##### RAW DATA

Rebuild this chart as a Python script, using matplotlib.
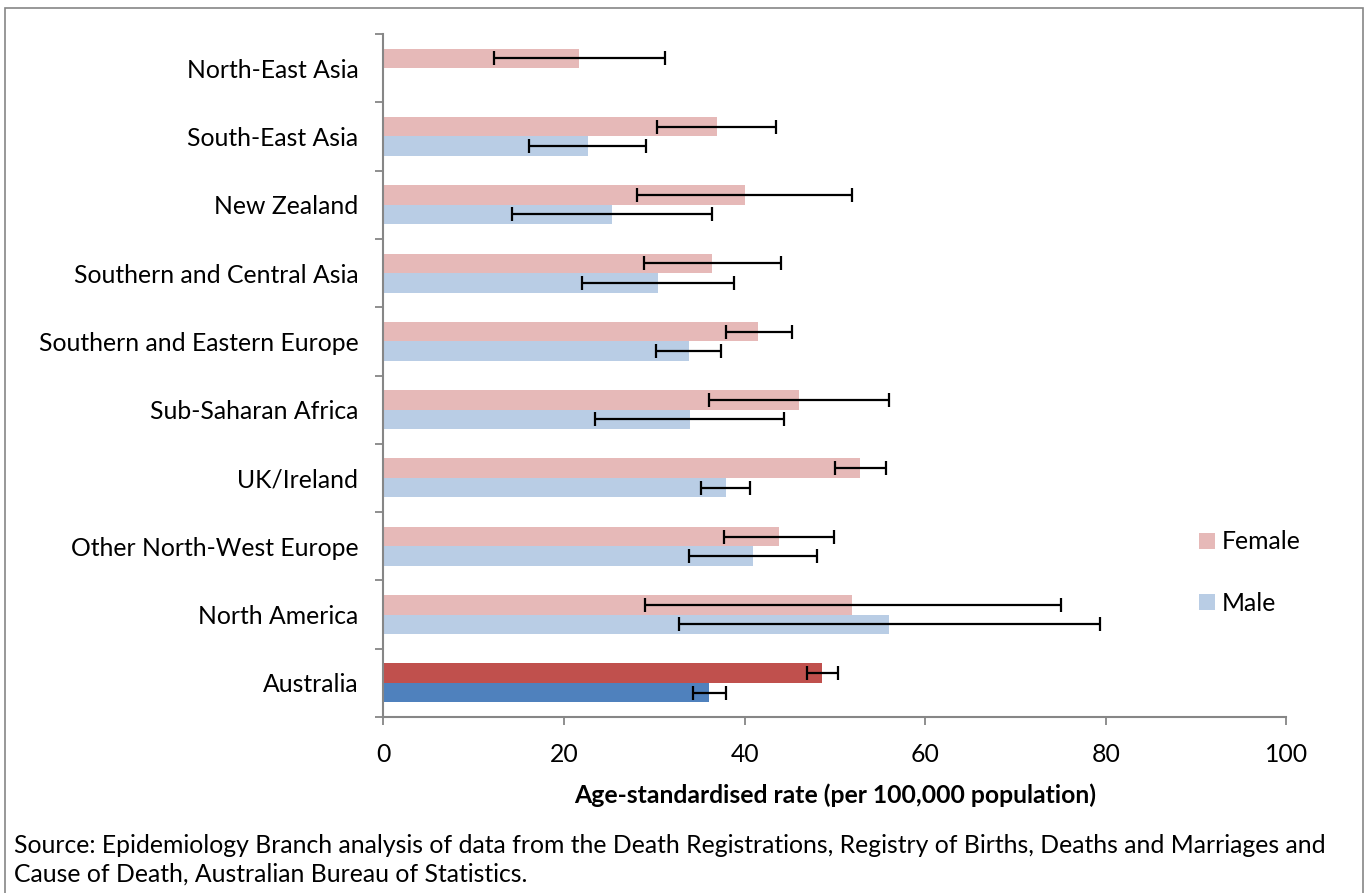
import matplotlib
matplotlib.use("Agg")
import matplotlib.pyplot as plt
import numpy as np
from matplotlib.patches import Rectangle, Patch

plt.rcParams['font.family'] = ['Lato', 'DejaVu Sans']

# categories, top to bottom as shown
categories = ["North-East Asia", "South-East Asia", "New Zealand",
              "Southern and Central Asia", "Southern and Eastern Europe",
              "Sub-Saharan Africa", "UK/Ireland", "Other North-West Europe",
              "North America", "Australia"]

female = [21.7, 36.9, 40.0, 36.4, 41.5, 46.0, 52.8, 43.8, 51.9, 48.6]
female_lo = [12.2, 30.3, 28.1, 28.8, 37.9, 36.0, 50.0, 37.7, 29.0, 46.9]
female_hi = [31.2, 43.5, 51.9, 44.0, 45.2, 56.0, 55.6, 49.9, 75.0, 50.3]

male = [0.0, 22.6, 25.3, 30.4, 33.8, 34.0, 37.9, 40.9, 56.0, 36.1]
male_lo = [np.nan, 16.1, 14.2, 22.0, 30.2, 23.4, 35.2, 33.8, 32.7, 34.3]
male_hi = [np.nan, 29.1, 36.4, 38.8, 37.4, 44.4, 40.6, 48.0, 79.3, 37.9]

xticks = [0, 20, 40, 60, 80, 100]

# plot from bottom up
cats = categories[::-1]
f = np.array(female[::-1]); flo = np.array(female_lo[::-1]); fhi = np.array(female_hi[::-1])
m = np.array(male[::-1]); mlo = np.array(male_lo[::-1]); mhi = np.array(male_hi[::-1])

pink, blue = '#E6B9B8', '#B9CDE5'
red, dblue = '#C0504D', '#4F81BD'
grey = '#868686'
fs = 17.8

fcol = [red if c == "Australia" else pink for c in cats]
mcol = [dblue if c == "Australia" else blue for c in cats]

fig = plt.figure(figsize=(13.68, 8.93), dpi=100)
ax = fig.add_axes([0.2803, 0.1971, 0.6601, 0.7648])

y = np.arange(len(cats))
h = 0.285
ax.barh(y + h / 2, f, height=h, color=fcol)
ax.barh(y - h / 2, m, height=h, color=mcol)

err_kw = dict(fmt='none', ecolor='black', elinewidth=1.6, capsize=5, capthick=1.6)
ax.errorbar(f, y + h / 2, xerr=[f - flo, fhi - f], **err_kw)
ax.errorbar(m, y - h / 2, xerr=[m - mlo, mhi - m], **err_kw)

ax.set_xlim(0, 100)
ax.set_ylim(-0.5, len(cats) - 0.5)
ax.set_xticks(xticks)
ax.set_xticklabels([str(t) for t in xticks], fontsize=fs)
ax.set_yticks(y)
ax.set_yticklabels(cats, fontsize=fs)
ax.set_yticks(np.arange(len(cats) + 1) - 0.5, minor=True)
ax.tick_params(axis='y', which='major', length=0, pad=18)
ax.tick_params(axis='y', which='minor', length=6, color=grey, width=1.3)
ax.tick_params(axis='x', length=6, color=grey, width=1.3, pad=13)

for s in ['top', 'right']:
    ax.spines[s].set_visible(False)
for s in ['left', 'bottom']:
    ax.spines[s].set_color(grey)
    ax.spines[s].set_linewidth(1.5)

ax.set_xlabel('Age-standardised rate (per 100,000 population)', fontsize=fs,
              fontweight='bold', labelpad=12)

handles = [Patch(facecolor=pink, label='Female'), Patch(facecolor=blue, label='Male')]
fig.legend(handles=handles, loc='upper left', bbox_to_anchor=(0.8605, 0.431),
           frameon=False, fontsize=fs, handlelength=0.62, handleheight=0.62,
           handletextpad=0.3, labelspacing=1.55)

fig.text(0.0102, 0.0368, "Source: Epidemiology Branch analysis of data from the Death Registrations, "
         "Registry of Births, Deaths and Marriages and\nCause of Death, Australian Bureau of Statistics.",
         fontsize=fs, ha='left', va='center', linespacing=1.3)

fig.patches.append(Rectangle((5 / 1368, -0.05), 1358 / 1368, 1.05 - 8 / 893,
                             transform=fig.transFigure, fill=False,
                             edgecolor=grey, linewidth=1.2))

fig.savefig('out.png', dpi=100)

##########

- _DO THIS_
Write out exactly the lines between the start of the data and the line with "ax.barh(y - h / 2, m, height=h, color=mcol)", including both, but none of the pictures.

- _EXERCISE RESULT_
Rebuild this chart as a Python script, using matplotlib.
import matplotlib
matplotlib.use("Agg")
import matplotlib.pyplot as plt
import numpy as np
from matplotlib.patches import Rectangle, Patch

plt.rcParams['font.family'] = ['Lato', 'DejaVu Sans']

# categories, top to bottom as shown
categories = ["North-East Asia", "South-East Asia", "New Zealand",
              "Southern and Central Asia", "Southern and Eastern Europe",
              "Sub-Saharan Africa", "UK/Ireland", "Other North-West Europe",
              "North America", "Australia"]

female = [21.7, 36.9, 40.0, 36.4, 41.5, 46.0, 52.8, 43.8, 51.9, 48.6]
female_lo = [12.2, 30.3, 28.1, 28.8, 37.9, 36.0, 50.0, 37.7, 29.0, 46.9]
female_hi = [31.2, 43.5, 51.9, 44.0, 45.2, 56.0, 55.6, 49.9, 75.0, 50.3]

male = [0.0, 22.6, 25.3, 30.4, 33.8, 34.0, 37.9, 40.9, 56.0, 36.1]
male_lo = [np.nan, 16.1, 14.2, 22.0, 30.2, 23.4, 35.2, 33.8, 32.7, 34.3]
male_hi = [np.nan, 29.1, 36.4, 38.8, 37.4, 44.4, 40.6, 48.0, 79.3, 37.9]

xticks = [0, 20, 40, 60, 80, 100]

# plot from bottom up
cats = categories[::-1]
f = np.array(female[::-1]); flo = np.array(female_lo[::-1]); fhi = np.array(female_hi[::-1])
m = np.array(male[::-1]); mlo = np.array(male_lo[::-1]); mhi = np.array(male_hi[::-1])

pink, blue = '#E6B9B8', '#B9CDE5'
red, dblue = '#C0504D', '#4F81BD'
grey = '#868686'
fs = 17.8

fcol = [red if c == "Australia" else pink for c in cats]
mcol = [dblue if c == "Australia" else blue for c in cats]

fig = plt.figure(figsize=(13.68, 8.93), dpi=100)
ax = fig.add_axes([0.2803, 0.1971, 0.6601, 0.7648])

y = np.arange(len(cats))
h = 0.285
ax.barh(y + h / 2, f, height=h, color=fcol)
ax.barh(y - h / 2, m, height=h, color=mcol)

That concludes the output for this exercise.